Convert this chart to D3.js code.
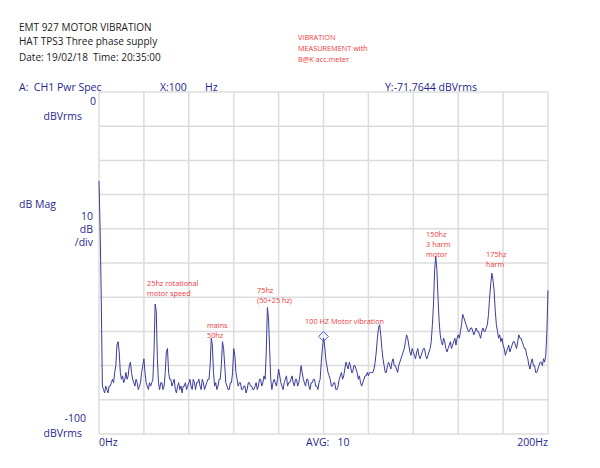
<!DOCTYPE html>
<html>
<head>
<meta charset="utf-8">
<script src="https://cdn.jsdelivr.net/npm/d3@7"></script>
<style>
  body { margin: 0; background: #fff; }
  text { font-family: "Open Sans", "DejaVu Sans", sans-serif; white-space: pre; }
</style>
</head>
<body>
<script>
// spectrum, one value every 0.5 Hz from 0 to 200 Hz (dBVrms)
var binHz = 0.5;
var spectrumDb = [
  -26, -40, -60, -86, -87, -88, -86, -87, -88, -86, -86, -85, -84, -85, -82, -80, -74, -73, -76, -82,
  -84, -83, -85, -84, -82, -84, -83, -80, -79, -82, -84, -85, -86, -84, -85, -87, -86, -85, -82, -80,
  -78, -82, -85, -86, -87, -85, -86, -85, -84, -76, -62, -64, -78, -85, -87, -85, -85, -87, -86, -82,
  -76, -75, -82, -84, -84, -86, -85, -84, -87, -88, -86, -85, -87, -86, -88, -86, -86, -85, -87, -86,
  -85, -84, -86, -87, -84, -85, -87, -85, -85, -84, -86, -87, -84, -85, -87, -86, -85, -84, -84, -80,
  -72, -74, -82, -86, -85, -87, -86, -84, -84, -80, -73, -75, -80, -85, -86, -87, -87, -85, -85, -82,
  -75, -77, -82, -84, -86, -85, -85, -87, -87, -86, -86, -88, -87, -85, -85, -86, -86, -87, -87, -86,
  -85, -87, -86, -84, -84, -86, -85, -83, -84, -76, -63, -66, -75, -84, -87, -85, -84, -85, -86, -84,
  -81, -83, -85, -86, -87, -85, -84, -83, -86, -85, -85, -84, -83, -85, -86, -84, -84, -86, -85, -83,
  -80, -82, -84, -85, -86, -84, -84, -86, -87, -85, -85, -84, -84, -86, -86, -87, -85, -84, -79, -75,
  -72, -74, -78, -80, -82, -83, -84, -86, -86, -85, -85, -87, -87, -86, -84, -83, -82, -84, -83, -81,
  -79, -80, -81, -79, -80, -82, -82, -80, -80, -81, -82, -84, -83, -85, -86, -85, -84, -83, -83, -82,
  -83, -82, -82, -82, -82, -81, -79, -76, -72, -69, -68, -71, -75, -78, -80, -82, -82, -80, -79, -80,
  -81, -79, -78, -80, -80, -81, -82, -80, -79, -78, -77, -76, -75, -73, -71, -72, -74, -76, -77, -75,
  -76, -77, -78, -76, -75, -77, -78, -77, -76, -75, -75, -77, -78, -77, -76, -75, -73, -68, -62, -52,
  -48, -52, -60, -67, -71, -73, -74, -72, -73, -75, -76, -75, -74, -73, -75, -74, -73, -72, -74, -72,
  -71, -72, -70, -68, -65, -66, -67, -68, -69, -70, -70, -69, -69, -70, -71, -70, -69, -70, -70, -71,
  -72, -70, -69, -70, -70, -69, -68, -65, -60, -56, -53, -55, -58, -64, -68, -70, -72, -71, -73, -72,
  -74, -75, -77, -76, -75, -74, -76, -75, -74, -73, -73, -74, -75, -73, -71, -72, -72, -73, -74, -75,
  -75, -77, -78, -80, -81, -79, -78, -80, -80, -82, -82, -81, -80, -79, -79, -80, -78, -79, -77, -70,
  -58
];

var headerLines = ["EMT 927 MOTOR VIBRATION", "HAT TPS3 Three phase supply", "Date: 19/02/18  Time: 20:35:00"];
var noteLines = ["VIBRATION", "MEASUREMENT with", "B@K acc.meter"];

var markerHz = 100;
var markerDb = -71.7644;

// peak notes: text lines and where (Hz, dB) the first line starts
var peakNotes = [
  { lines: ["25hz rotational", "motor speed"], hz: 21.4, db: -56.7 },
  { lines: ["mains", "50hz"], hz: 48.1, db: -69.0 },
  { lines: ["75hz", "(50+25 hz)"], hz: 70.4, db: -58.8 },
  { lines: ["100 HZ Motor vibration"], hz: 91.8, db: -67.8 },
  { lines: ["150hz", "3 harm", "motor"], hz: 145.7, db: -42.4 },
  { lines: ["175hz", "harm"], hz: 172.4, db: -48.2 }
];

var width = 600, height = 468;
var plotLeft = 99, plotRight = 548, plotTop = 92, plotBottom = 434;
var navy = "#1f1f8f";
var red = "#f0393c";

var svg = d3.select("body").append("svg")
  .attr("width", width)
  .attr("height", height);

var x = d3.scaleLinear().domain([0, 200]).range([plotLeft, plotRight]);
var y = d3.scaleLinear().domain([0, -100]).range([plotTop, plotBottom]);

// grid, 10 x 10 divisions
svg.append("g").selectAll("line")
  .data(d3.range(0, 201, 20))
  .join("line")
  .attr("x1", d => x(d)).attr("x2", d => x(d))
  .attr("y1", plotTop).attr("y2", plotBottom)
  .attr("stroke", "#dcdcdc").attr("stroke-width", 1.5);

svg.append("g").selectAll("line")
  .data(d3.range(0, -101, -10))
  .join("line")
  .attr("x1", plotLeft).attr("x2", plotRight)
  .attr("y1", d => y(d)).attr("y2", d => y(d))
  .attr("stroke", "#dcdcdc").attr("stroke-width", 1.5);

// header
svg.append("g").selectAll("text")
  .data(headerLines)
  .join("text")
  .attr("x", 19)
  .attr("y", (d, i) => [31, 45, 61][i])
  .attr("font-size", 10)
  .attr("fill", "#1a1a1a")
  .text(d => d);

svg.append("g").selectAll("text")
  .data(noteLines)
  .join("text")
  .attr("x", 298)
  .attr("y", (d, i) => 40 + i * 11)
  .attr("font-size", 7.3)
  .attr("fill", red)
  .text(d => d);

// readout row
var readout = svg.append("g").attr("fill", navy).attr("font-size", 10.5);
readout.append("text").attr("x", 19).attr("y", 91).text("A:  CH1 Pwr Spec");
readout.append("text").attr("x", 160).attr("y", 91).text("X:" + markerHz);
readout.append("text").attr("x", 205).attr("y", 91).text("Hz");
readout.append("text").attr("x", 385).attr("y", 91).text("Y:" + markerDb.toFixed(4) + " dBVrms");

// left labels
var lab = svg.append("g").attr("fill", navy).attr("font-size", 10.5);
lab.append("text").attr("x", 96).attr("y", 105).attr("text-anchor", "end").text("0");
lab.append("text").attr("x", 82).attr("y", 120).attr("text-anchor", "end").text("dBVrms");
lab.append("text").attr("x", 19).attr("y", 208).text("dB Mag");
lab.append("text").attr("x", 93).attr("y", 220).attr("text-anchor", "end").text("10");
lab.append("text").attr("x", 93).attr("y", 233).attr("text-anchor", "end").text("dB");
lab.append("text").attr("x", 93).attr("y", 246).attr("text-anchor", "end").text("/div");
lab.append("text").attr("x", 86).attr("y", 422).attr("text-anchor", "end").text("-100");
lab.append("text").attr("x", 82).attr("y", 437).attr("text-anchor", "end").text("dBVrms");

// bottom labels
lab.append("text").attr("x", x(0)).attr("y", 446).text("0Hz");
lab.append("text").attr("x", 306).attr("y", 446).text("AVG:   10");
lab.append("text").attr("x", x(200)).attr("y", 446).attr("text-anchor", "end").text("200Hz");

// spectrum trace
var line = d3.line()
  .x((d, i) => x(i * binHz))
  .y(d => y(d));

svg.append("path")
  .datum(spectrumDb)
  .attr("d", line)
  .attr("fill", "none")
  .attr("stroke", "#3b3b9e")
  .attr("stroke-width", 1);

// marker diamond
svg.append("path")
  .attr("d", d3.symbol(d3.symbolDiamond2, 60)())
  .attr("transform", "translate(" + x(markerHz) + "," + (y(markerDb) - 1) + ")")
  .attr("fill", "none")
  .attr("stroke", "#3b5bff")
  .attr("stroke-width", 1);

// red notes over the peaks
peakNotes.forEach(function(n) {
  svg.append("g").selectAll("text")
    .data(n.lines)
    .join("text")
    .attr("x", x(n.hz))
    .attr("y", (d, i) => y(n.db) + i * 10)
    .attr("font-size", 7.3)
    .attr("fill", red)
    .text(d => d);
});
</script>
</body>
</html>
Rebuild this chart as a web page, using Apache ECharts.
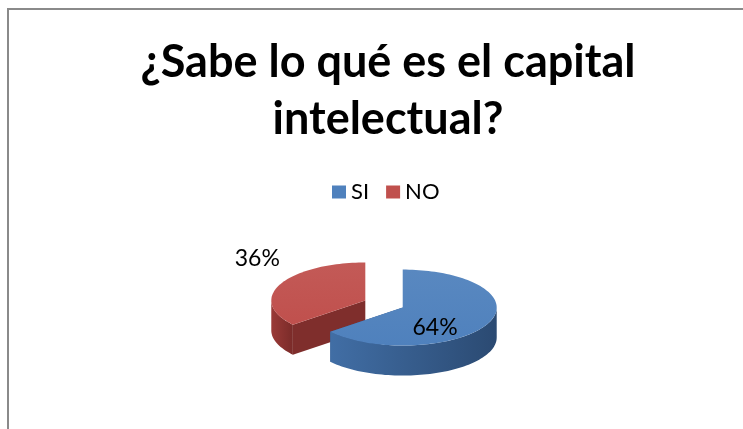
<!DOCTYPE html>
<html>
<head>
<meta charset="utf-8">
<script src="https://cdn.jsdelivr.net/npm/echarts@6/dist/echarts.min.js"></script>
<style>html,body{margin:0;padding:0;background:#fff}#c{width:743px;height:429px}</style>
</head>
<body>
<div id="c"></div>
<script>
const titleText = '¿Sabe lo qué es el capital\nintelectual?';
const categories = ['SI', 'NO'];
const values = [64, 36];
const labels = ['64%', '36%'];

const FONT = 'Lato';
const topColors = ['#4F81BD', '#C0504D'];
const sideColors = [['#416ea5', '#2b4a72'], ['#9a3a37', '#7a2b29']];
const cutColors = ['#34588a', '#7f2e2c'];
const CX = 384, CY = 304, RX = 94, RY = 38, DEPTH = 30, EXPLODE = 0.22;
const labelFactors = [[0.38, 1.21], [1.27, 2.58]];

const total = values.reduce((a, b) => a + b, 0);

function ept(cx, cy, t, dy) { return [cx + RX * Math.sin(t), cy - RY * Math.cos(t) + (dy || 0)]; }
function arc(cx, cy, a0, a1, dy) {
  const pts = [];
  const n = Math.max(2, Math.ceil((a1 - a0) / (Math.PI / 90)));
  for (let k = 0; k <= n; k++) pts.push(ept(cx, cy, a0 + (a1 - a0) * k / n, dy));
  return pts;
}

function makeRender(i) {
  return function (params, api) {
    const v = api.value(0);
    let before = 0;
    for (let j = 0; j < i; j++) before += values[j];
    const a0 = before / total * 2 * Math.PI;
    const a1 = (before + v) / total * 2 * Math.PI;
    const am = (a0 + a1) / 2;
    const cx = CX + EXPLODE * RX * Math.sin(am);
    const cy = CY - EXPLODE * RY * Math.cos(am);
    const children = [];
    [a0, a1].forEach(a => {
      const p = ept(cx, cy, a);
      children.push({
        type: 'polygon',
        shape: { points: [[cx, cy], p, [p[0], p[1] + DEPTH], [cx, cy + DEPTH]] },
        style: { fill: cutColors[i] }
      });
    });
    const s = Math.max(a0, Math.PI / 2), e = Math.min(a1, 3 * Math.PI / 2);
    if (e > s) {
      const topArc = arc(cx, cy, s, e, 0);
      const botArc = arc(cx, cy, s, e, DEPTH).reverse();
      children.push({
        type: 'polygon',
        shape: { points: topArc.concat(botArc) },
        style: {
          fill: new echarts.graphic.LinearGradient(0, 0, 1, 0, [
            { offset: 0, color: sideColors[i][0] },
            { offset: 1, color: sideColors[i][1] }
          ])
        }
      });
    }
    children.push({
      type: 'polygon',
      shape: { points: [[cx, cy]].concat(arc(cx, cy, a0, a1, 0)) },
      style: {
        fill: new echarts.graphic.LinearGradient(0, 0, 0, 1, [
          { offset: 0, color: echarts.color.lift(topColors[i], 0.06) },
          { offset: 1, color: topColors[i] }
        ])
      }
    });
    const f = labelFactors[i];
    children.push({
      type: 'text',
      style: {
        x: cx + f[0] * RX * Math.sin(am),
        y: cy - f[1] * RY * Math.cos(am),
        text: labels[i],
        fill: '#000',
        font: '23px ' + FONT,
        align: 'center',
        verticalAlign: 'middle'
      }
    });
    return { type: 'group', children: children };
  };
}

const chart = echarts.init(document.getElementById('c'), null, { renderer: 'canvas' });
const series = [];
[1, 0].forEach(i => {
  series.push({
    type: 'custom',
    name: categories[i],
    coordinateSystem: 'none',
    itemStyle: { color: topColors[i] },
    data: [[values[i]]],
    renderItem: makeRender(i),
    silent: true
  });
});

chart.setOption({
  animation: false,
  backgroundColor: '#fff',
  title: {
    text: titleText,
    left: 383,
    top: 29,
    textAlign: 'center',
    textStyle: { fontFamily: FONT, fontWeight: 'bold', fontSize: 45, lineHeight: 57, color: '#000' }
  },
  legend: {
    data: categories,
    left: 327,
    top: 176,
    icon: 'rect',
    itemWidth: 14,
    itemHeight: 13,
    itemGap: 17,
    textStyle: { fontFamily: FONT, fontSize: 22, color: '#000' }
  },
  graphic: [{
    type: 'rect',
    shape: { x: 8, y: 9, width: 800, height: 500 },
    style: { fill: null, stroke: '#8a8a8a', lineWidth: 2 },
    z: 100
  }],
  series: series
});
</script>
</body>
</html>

++++

(Task prompt)
Repeat exactly, and only, the lines from the one containing "Rebuild this chart" through the one containing "const total = values.reduce((a, b)", both included, without the pictures.

(Expected output)
Rebuild this chart as a web page, using Apache ECharts.
<!DOCTYPE html>
<html>
<head>
<meta charset="utf-8">
<script src="https://cdn.jsdelivr.net/npm/echarts@6/dist/echarts.min.js"></script>
<style>html,body{margin:0;padding:0;background:#fff}#c{width:743px;height:429px}</style>
</head>
<body>
<div id="c"></div>
<script>
const titleText = '¿Sabe lo qué es el capital\nintelectual?';
const categories = ['SI', 'NO'];
const values = [64, 36];
const labels = ['64%', '36%'];

const FONT = 'Lato';
const topColors = ['#4F81BD', '#C0504D'];
const sideColors = [['#416ea5', '#2b4a72'], ['#9a3a37', '#7a2b29']];
const cutColors = ['#34588a', '#7f2e2c'];
const CX = 384, CY = 304, RX = 94, RY = 38, DEPTH = 30, EXPLODE = 0.22;
const labelFactors = [[0.38, 1.21], [1.27, 2.58]];

const total = values.reduce((a, b) => a + b, 0);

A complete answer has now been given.